Force est de constater que la situation économique qui était déjà au rouge avant le confinement s’est aggravée. Plusieurs secteurs, dont le tourisme, sont en difficulté. Certaines entreprises sont contraintes de procéder à des licenciements, bien que le gouvernement soit venu avec des mesures incitatives à travers la Covid (Miscellaneous provisions) Act pour les encourager à maintenir autant que possible les emplois. Avec la situation actuelle dans le monde, je crains fort qu’il n’y ait pas des perspectives d’emplois dans le court et moyen terme pour des Mauriciens à l’étranger d’autant plus que le ministre des Finances, Renganaden Padayachy a lui-même évoqué que le taux de chômage a doublé aux USA et en France. Ce qui est en contradiction avec l’idée du ministre du Travail, Soodesh Callichurn, qui envisage des cours de formation pour permettre aux jeunes de trouver du travail à l’étranger. J’aurais préféré que les autorités prennent plutôt des mesures pour régler le problème d’inadéquation entre l’offre et la demande dans le monde du travail Il y a aussi le fait que le niveau de nos réserves en devises étrangères est en baisse. Je ne joue pas au prophète de malheur mais je crains que le pire soit devant nous. J’attire l’attention sur le fait que le ministre des Finances a parlé d’une contraction économique de 13 % pour 2020. Ce qui n’est pas pour arranger les choses. C’est d’autant plus inquiétant que le dernier Budget a été financé en majeur partie par les réserves de la Banque de Maurice.
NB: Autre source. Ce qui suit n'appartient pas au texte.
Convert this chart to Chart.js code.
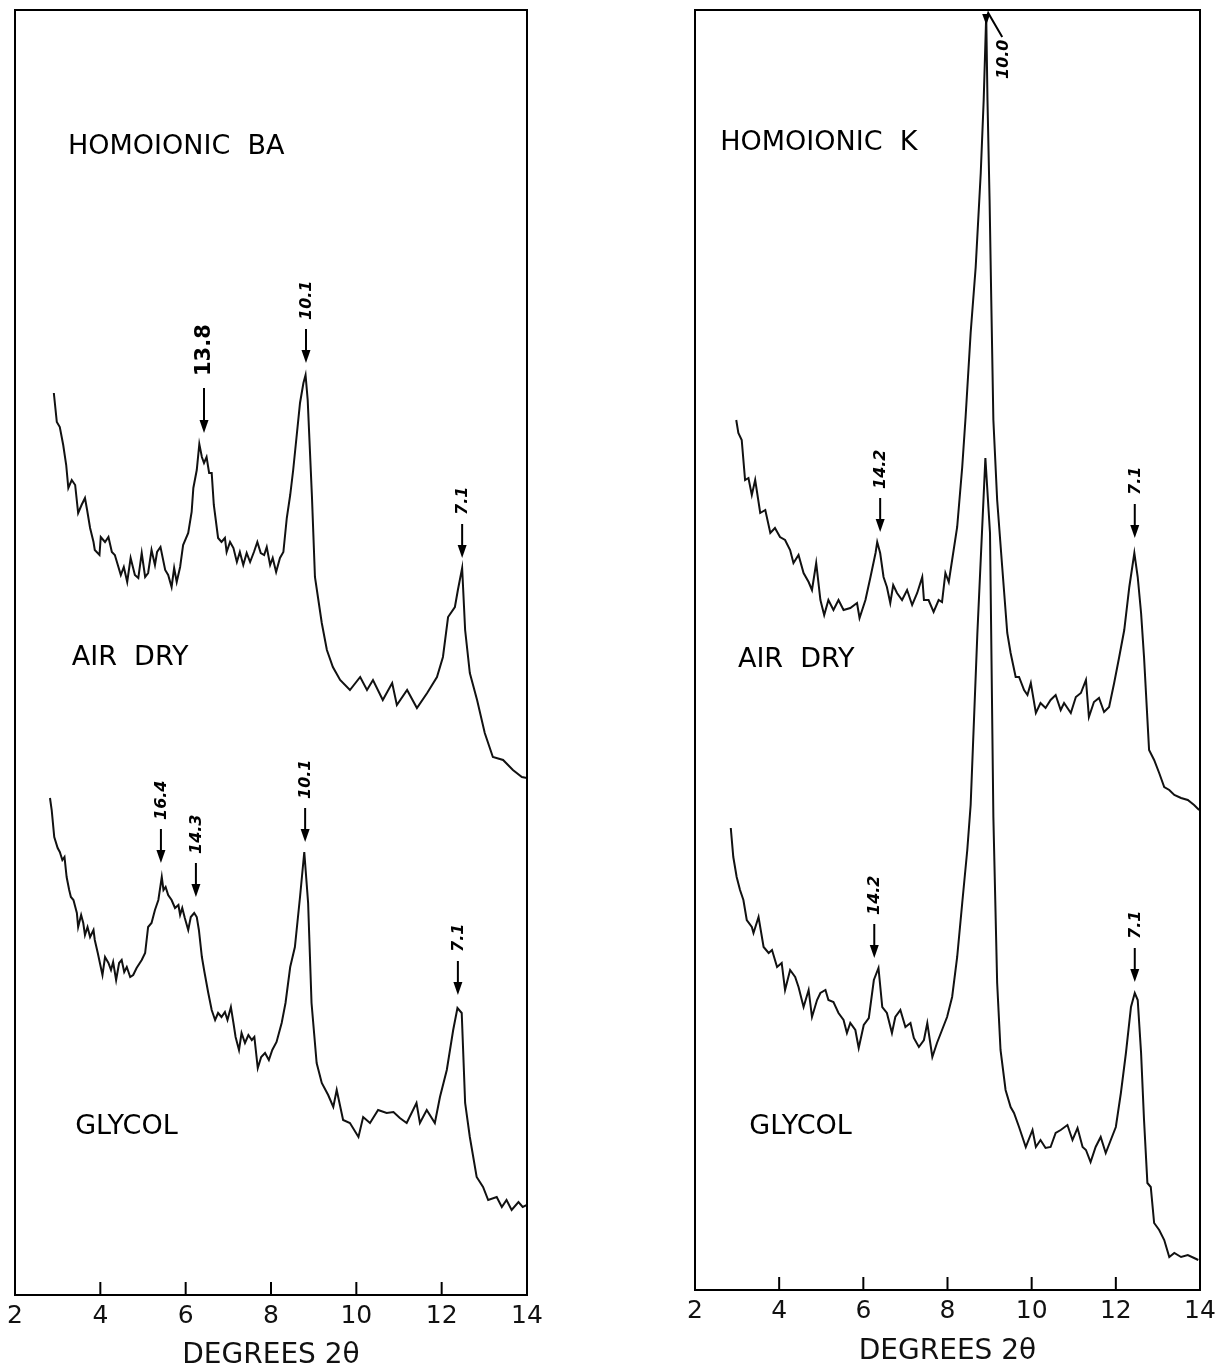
<!DOCTYPE html>
<html>
<head>
<meta charset="utf-8">
<script src="https://cdn.jsdelivr.net/npm/chart.js@4.4.1/dist/chart.umd.min.js"></script>
<style>
    html, body { margin: 0; padding: 0; background: #fff; overflow: hidden; }
    #left { position: absolute; left: 0; top: 0; }
    #right { position: absolute; left: 600px; top: 0; }
</style>
</head>
<body>
<canvas id="left" width="560" height="1363"></canvas>
<canvas id="right" width="625" height="1363"></canvas>
<script>
// degrees 2-theta, intensity (arbitrary units)
const baAirDeg = [2.91, 2.98, 3.05, 3.13, 3.20, 3.25, 3.33, 3.41, 3.48, 3.56,
    3.64, 3.69, 3.76, 3.84, 3.87, 3.98, 4.01, 4.11, 4.19, 4.27,
    4.34, 4.48, 4.55, 4.63, 4.71, 4.81, 4.89, 4.97, 5.05, 5.12,
    5.20, 5.28, 5.33, 5.41, 5.52, 5.59, 5.67, 5.73, 5.79, 5.87,
    5.94, 6.06, 6.14, 6.18, 6.26, 6.32, 6.38, 6.43, 6.49, 6.55,
    6.61, 6.66, 6.76, 6.84, 6.92, 6.96, 7.04, 7.12, 7.20, 7.27,
    7.35, 7.43, 7.51, 7.60, 7.68, 7.76, 7.84, 7.90, 7.98, 8.04,
    8.12, 8.21, 8.29, 8.37, 8.45, 8.52, 8.68, 8.76, 8.81, 8.86, 8.96,
    9.03, 9.19, 9.31, 9.45, 9.62, 9.85, 10.09, 10.25, 10.39, 10.62,
    10.84, 10.95, 11.19, 11.42, 11.66, 11.89, 12.03, 12.15, 12.31, 12.38,
    12.48, 12.55, 12.66, 12.83, 13.01, 13.20, 13.44, 13.67, 13.88, 14.0];
const baAirInt = [902, 873, 868, 850, 830, 807, 815, 810, 782, 790,
    797, 785, 767, 753, 745, 740, 758, 753, 758, 743,
    740, 720, 728, 713, 737, 720, 717, 742, 718, 722,
    745, 730, 743, 748, 725, 720, 708, 727, 713, 728,
    750, 762, 783, 807, 825, 851, 838, 832, 838, 822,
    822, 790, 757, 753, 757, 743, 753, 747, 733, 743,
    730, 742, 733, 743, 753, 742, 740, 748, 730, 737,
    723, 737, 743, 777, 800, 825, 892, 912, 920, 895, 798,
    718, 672, 645, 628, 615, 605, 618, 605, 615, 595,
    612, 590, 605, 587, 602, 618, 638, 678, 688, 705,
    727, 665, 622, 595, 562, 538, 535, 525, 518, 517];

const baGlyDeg = [2.82, 2.86, 2.92, 3.00, 3.05, 3.11, 3.16, 3.21, 3.27, 3.31,
    3.37, 3.45, 3.48, 3.55, 3.60, 3.64, 3.70, 3.76, 3.84, 3.87,
    3.94, 3.99, 4.05, 4.11, 4.19, 4.25, 4.30, 4.37, 4.44, 4.50,
    4.56, 4.62, 4.70, 4.77, 4.85, 4.97, 5.05, 5.12, 5.20, 5.28,
    5.36, 5.44, 5.48, 5.53, 5.59, 5.67, 5.75, 5.83, 5.87, 5.92,
    5.98, 6.06, 6.12, 6.20, 6.26, 6.31, 6.38, 6.44, 6.53, 6.61,
    6.69, 6.76, 6.84, 6.92, 6.98, 7.06, 7.12, 7.17, 7.25, 7.31,
    7.39, 7.47, 7.55, 7.61, 7.69, 7.77, 7.86, 7.95, 8.03, 8.13,
    8.25, 8.34, 8.45, 8.56, 8.68, 8.78, 8.87, 8.95, 9.07, 9.19,
    9.34, 9.46, 9.54, 9.69, 9.85, 10.05, 10.16, 10.32, 10.51, 10.71,
    10.87, 11.02, 11.18, 11.41, 11.49, 11.65, 11.84, 11.96, 12.12, 12.27,
    12.37, 12.47, 12.55, 12.66, 12.82, 12.97, 13.09, 13.29, 13.41, 13.52,
    13.64, 13.80, 13.90, 14.0];
const baGlyInt = [497, 485, 458, 447, 443, 435, 438, 418, 405, 398,
    395, 382, 368, 380, 372, 360, 368, 358, 365, 355,
    342, 332, 320, 338, 332, 325, 333, 315, 332, 335,
    323, 328, 318, 320, 327, 335, 342, 368, 372, 385,
    395, 418, 405, 408, 400, 395, 387, 390, 380, 387,
    377, 365, 378, 382, 378, 365, 338, 323, 302, 285,
    275, 282, 278, 283, 275, 288, 272, 258, 245, 262,
    252, 260, 255, 258, 227, 238, 242, 235, 245, 253,
    272, 292, 328, 348, 398, 443, 392, 292, 232, 212,
    200, 188, 205, 175, 172, 158, 178, 172, 185, 182,
    183, 177, 172, 192, 172, 185, 172, 198, 225, 265,
    287, 282, 192, 158, 118, 108, 95, 98, 88, 95,
    85, 93, 88, 90];

const kAirDeg = [2.98, 3.03, 3.11, 3.19, 3.27, 3.35, 3.43, 3.55, 3.67, 3.79,
    3.90, 4.02, 4.14, 4.26, 4.34, 4.46, 4.58, 4.70, 4.78, 4.88,
    4.98, 5.07, 5.17, 5.29, 5.41, 5.53, 5.69, 5.85, 5.91, 6.05,
    6.17, 6.29, 6.33, 6.40, 6.48, 6.56, 6.64, 6.71, 6.80, 6.92,
    7.04, 7.16, 7.28, 7.40, 7.44, 7.55, 7.67, 7.79, 7.87, 7.95,
    8.03, 8.11, 8.23, 8.35, 8.43, 8.55, 8.67, 8.79, 8.86, 8.92,
    8.95, 9.00, 9.04, 9.09, 9.18, 9.30, 9.42, 9.50, 9.62, 9.70,
    9.82, 9.90, 9.98, 10.10, 10.21, 10.33, 10.45, 10.57, 10.69, 10.77,
    10.93, 11.05, 11.17, 11.29, 11.36, 11.48, 11.60, 11.72, 11.84, 11.96,
    12.08, 12.20, 12.32, 12.44, 12.52, 12.60, 12.67, 12.79, 12.91, 13.03,
    13.15, 13.27, 13.39, 13.55, 13.71, 13.86, 13.98];
const kAirInt = [870, 857, 850, 810, 812, 795, 810, 777, 780, 757,
    762, 753, 750, 740, 727, 735, 717, 708, 700, 727,
    690, 675, 690, 680, 690, 680, 682, 687, 672, 690,
    713, 737, 748, 737, 713, 703, 687, 705, 697, 690,
    700, 685, 697, 713, 690, 690, 678, 690, 688, 717,
    708, 730, 763, 823, 873, 957, 1023, 1117, 1190, 1275,
    1190, 1090, 990, 870, 790, 723, 657, 637, 613, 613,
    600, 595, 607, 577, 587, 582, 590, 595, 580, 587,
    577, 593, 597, 610, 573, 588, 592, 578, 583, 607,
    633, 660, 703, 737, 713, 677, 633, 540, 530, 517,
    503, 500, 495, 492, 490, 485, 480];

const kGlyDeg = [2.85, 2.91, 2.99, 3.07, 3.15, 3.23, 3.35, 3.39, 3.51, 3.63,
    3.75, 3.83, 3.95, 4.06, 4.14, 4.26, 4.38, 4.46, 4.58, 4.70,
    4.78, 4.90, 4.98, 5.10, 5.17, 5.29, 5.41, 5.53, 5.61, 5.69,
    5.81, 5.89, 6.01, 6.13, 6.25, 6.36, 6.45, 6.56, 6.68, 6.76,
    6.88, 7.00, 7.12, 7.20, 7.32, 7.44, 7.52, 7.64, 7.75, 7.87,
    7.99, 8.11, 8.23, 8.35, 8.47, 8.55, 8.71, 8.90, 9.01, 9.09,
    9.18, 9.26, 9.38, 9.50, 9.58, 9.70, 9.86, 10.02, 10.10, 10.21,
    10.33, 10.45, 10.57, 10.69, 10.85, 10.97, 11.09, 11.21, 11.29, 11.40,
    11.52, 11.64, 11.76, 11.88, 12.00, 12.12, 12.24, 12.36, 12.45, 12.52,
    12.60, 12.67, 12.75, 12.83, 12.91, 13.03, 13.15, 13.27, 13.39, 13.55,
    13.71, 13.86, 13.96];
const kGlyInt = [462, 433, 413, 400, 390, 370, 363, 357, 373, 343,
    337, 340, 323, 327, 300, 320, 313, 303, 283, 300,
    273, 290, 297, 300, 290, 288, 277, 270, 257, 267,
    260, 242, 265, 272, 310, 322, 283, 277, 257, 273,
    280, 263, 267, 252, 243, 250, 267, 233, 247, 260,
    273, 293, 333, 387, 440, 485, 657, 832, 757, 473,
    307, 240, 200, 183, 177, 163, 143, 160, 143, 150,
    142, 143, 157, 160, 165, 150, 162, 143, 140, 128,
    143, 153, 137, 150, 163, 197, 237, 283, 297, 290,
    237, 170, 107, 103, 67, 60, 50, 33, 37, 33,
    35, 32, 30];

const tickValues = [2, 4, 6, 8, 10, 12, 14];

// d-spacings (angstrom) marked over the peaks
const baPeakLabels = ['13.8', '10.1', '7.1', '16.4', '14.3', '10.1', '7.1'];
const baPeakDeg = [6.43, 8.82, 12.48, 5.42, 6.24, 8.80, 12.38];
const baPeakTop = [862, 932, 737, 432, 398, 453, 300];

const kPeakLabels = ['10.0', '14.2', '7.1', '14.2', '7.1'];
const kPeakDeg = [8.92, 6.40, 12.45, 6.26, 12.45];
const kPeakTop = [1265, 758, 752, 332, 308];

const baTexts = ['HOMOIONIC  BA', 'AIR  DRY', 'GLYCOL'];
const baTextDeg = [3.24, 3.33, 3.41];
const baTextInt = [1148, 637, 168];

const kTexts = ['HOMOIONIC  K', 'AIR  DRY', 'GLYCOL'];
const kTextDeg = [2.60, 3.02, 3.29];
const kTextInt = [1147, 630, 163];

Chart.defaults.font.family = "'DejaVu Sans', sans-serif";
Chart.defaults.color = '#111';

function toPoints(xs, ys) {
    return xs.map((v, i) => ({ x: v, y: ys[i] }));
}

function drawArrow(ctx, px, tipY, len) {
    ctx.beginPath();
    ctx.moveTo(px, tipY - len);
    ctx.lineTo(px, tipY - 10);
    ctx.stroke();
    ctx.beginPath();
    ctx.moveTo(px, tipY);
    ctx.lineTo(px - 4.5, tipY - 13);
    ctx.lineTo(px + 4.5, tipY - 13);
    ctx.closePath();
    ctx.fill();
}

function drawUpText(ctx, text, px, bottomY, font) {
    ctx.save();
    ctx.translate(px, bottomY);
    ctx.rotate(-Math.PI / 2);
    ctx.font = font;
    ctx.textAlign = 'left';
    ctx.textBaseline = 'middle';
    ctx.fillText(text, 0, 0);
    ctx.restore();
}

const panelDecor = {
    id: 'panelDecor',
    afterDatasetsDraw(chart, args, opts) {
        const { ctx, chartArea: a } = chart;
        const xs = chart.scales.x, ys = chart.scales.y;
        ctx.save();
        ctx.strokeStyle = '#000';
        ctx.fillStyle = '#000';
        ctx.lineWidth = 2;
        ctx.strokeRect(a.left, a.top, a.right - a.left, a.bottom - a.top);

        // tick marks point into the box
        tickValues.slice(1, -1).forEach(v => {
            let px = xs.getPixelForValue(v);
            ctx.beginPath();
            ctx.moveTo(px, a.bottom);
            ctx.lineTo(px, a.bottom - 13);
            ctx.stroke();
        });

        opts.peakLabels.forEach((label, i) => {
            let px = xs.getPixelForValue(opts.peakDeg[i]);
            let tip = ys.getPixelForValue(opts.peakTop[i]);
            if (tip - a.top < 50) {
                // no room above: leader bends down to the right
                ctx.beginPath();
                ctx.moveTo(px + 16, tip + 12);
                ctx.lineTo(px + 2, tip - 12);
                ctx.lineTo(px, tip - 6);
                ctx.stroke();
                ctx.beginPath();
                ctx.moveTo(px, tip);
                ctx.lineTo(px - 4, tip - 11);
                ctx.lineTo(px + 4, tip - 11);
                ctx.closePath();
                ctx.fill();
                drawUpText(ctx, label, px + 18, tip + 54, 'italic bold 16px "DejaVu Sans"');
            } else if (label === opts.bigLabel) {
                drawArrow(ctx, px, tip, 45);
                drawUpText(ctx, label, px + 1, tip - 57, 'bold 21px "DejaVu Sans"');
            } else {
                drawArrow(ctx, px, tip, 34);
                drawUpText(ctx, label, px + 1, tip - 43, 'italic bold 16px "DejaVu Sans"');
            }
        });

        ctx.font = '27px "DejaVu Sans"';
        ctx.textAlign = 'left';
        ctx.textBaseline = 'middle';
        opts.texts.forEach((t, i) => {
            ctx.fillText(t, xs.getPixelForValue(opts.textDeg[i]), ys.getPixelForValue(opts.textInt[i]));
        });
        ctx.restore();
    }
};

function makeChart(id, series, yMax, pad, axisHeight, titlePad, decor) {
    return new Chart(document.getElementById(id), {
        type: 'line',
        data: {
            datasets: series.map(s => ({
                data: toPoints(s[0], s[1]),
                borderColor: '#111',
                borderWidth: 2,
                pointRadius: 0,
                tension: 0
            }))
        },
        options: {
            responsive: false,
            animation: false,
            devicePixelRatio: 1,
            layout: { padding: pad },
            plugins: {
                legend: { display: false },
                tooltip: { enabled: false },
                panelDecor: decor
            },
            scales: {
                x: {
                    type: 'linear',
                    min: 2,
                    max: 14,
                    afterBuildTicks: axis => { axis.ticks = tickValues.map(v => ({ value: v })); },
                    afterFit: axis => { axis.height = axisHeight; },
                    grid: { display: false, drawTicks: false },
                    border: { display: false },
                    ticks: { font: { size: 25 }, padding: 6, maxRotation: 0, color: '#111' },
                    title: {
                        display: true,
                        text: 'DEGREES 2\u03B8',
                        font: { size: 28, lineHeight: 0.55 },
                        padding: { top: 0, bottom: titlePad },
                        color: '#111'
                    }
                },
                y: { display: false, min: 0, max: yMax }
            }
        },
        plugins: [panelDecor]
    });
}

makeChart('left', [[baAirDeg, baAirInt], [baGlyDeg, baGlyInt]], 1285,
    { left: 15, right: 33, top: 10, bottom: 0 }, 68, 0,
    { peakLabels: baPeakLabels, peakDeg: baPeakDeg, peakTop: baPeakTop, bigLabel: '13.8',
      texts: baTexts, textDeg: baTextDeg, textInt: baTextInt });

makeChart('right', [[kAirDeg, kAirInt], [kGlyDeg, kGlyInt]], 1280,
    { left: 95, right: 25, top: 10, bottom: 0 }, 73, 4,
    { peakLabels: kPeakLabels, peakDeg: kPeakDeg, peakTop: kPeakTop,
      texts: kTexts, textDeg: kTextDeg, textInt: kTextInt });
</script>
</body>
</html>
Et ce sont surtout les salariés du secteur privé qui paieront le prix fort d’un éventuel cataclysme économique…
C’est partout pareil dans le monde. Il suffit de suivre ce qui se passe sur le plan international pour le comprendre. Prions pour que le pays ne soit pas frappé par une seconde vague de la Covid-19 car un nouveau confinement sera catastrophique pour le pays. Comparé aux fonctionnaires, les salariés du secteur privé ont payé un lourd tribut à la Covid-19. On parle même de l’appauvrissement de la classe moyenne.

Une situation qui risque d’impacter gravement sur le social…
Des signes d’un mécontentement populaire sont déjà visibles et le gouvernement doit au plus vite prendre des mesures pour assainir la situation avant qu’il ne soit trop tard. Il doit renouveler le dialogue avec la classe syndicale et la société civile comme prônée par l’Organisation Internationale du Travail (OIT)

Pour en revenir aux relations industrielles, il y a aussi la Contribution Sociale Généralisée (CSG), qui suscite actuellement une polémique tant au niveau patronal que chez les syndicats…
J’estime que la CSG est discriminatoire dans sa forme actuelle. Toute réforme devrait en principe améliorer une situation existante, or ce n’est pas le cas avec la CSG. Je souhaite que le gouvernement revoie sa copie.

Mais une réforme du Fonds National de Pension était nécessaire…
Je le concède. Mais était-il nécessaire de démanteler le Fonds National de Pension où les employés du secteur privé ont contribué pendant des années ? Au lieu d’imposer la CSG, objet de tous les mécontentements, le gouvernement aurait pu venir avec une refonte en profondeur du Fonds National de Pension afin de garantir une pension contributive plus décente aux salariés du secteur privé à l’âge de la retraite. Cela dit, le gouvernement aurait dû abolir le plafond du Fonds National de Pension qui restreint la pension contributive à un certain niveau. En ce faisant, le gouvernement aurait eu le mérite de réduire le fossé entre la pension des fonctionnaires et celle des salariés du secteur privé. J’espère bien me tromper en disant que la CSG est le précurseur du démantèlement de l’État providence qui est à la base même du progrès social dans le pays. Il est à craindre qu’à travers la CSG, les Mauriciens contribuent désormais pour leur pension de vieillesse.

Vous craignez le pire pour le pays ?
Oui, tant au niveau de l’économie que pour l’avenir des travailleurs, en particulier ceux du secteur privé.